There is no indication when the amnesty will be implemented.
Holness said Dr Horace Chang, his national security minister, and the Parliament will hammer out the details of how it will work.
GET THE CHURCH INVOLVED
Reverend Dr Peter Garth, a respected cleric, believes there must be a key supporting role for the Church in any proposed gun amnesty, noting that the protocols and strict adherence to them are critical.
It is commonplace for accused persons to turn to members of the clergy for help to broker their surrender to the police.
Convicted Jamaican drug lord Christopher ‘Dudus’ Coke famously sought the assistance of popular pastor the Reverend Merrick ‘Al’ Miller for help to surrender to the authorities a month after the 2010 Tivoli Gardens incursion that resulted in the deaths of some 69 civilians and a soldier.
Garth, a former chairman of the Jamaica Umbrella Group of Churches, believes this trust factor will help to give members of the clergy “access” to volatile communities during an amnesty.

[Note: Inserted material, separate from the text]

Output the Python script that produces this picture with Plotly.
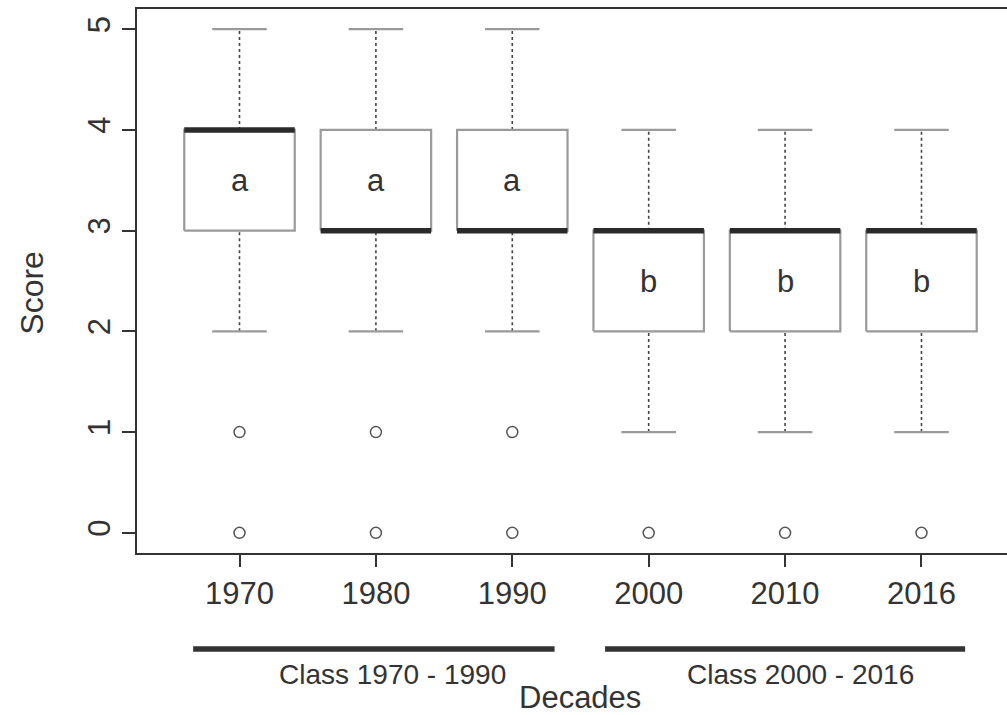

“They do have some amount of trust and confidence in us … and we can help to convince them to do so,” he said about getting citizens to take advantage of the looming clemency.
Since 2019, authorities in New York in the United States have taken 2,700 illegal firearms off the streets through several gun buy-back events, the Attorney General’s Office has disclosed.
Gun amnesties or gun buy-back events are best hosted by a church, which can provide a “safe space”, and with supporting resources from the government, Brooklyn, New York-based pastor and anti-gun violence advocate Gilmore Monrose has suggested.
Further, he said trust and transparency must be at the foundation of any such initiative.
“It has to be transparent that the people who turn in the guns will not be arrested and they will not be investigated,” Monrose said.
“If that is not laid down, then you are not going to have a situation where individuals are going to feel confident enough to turn in their illegal guns.”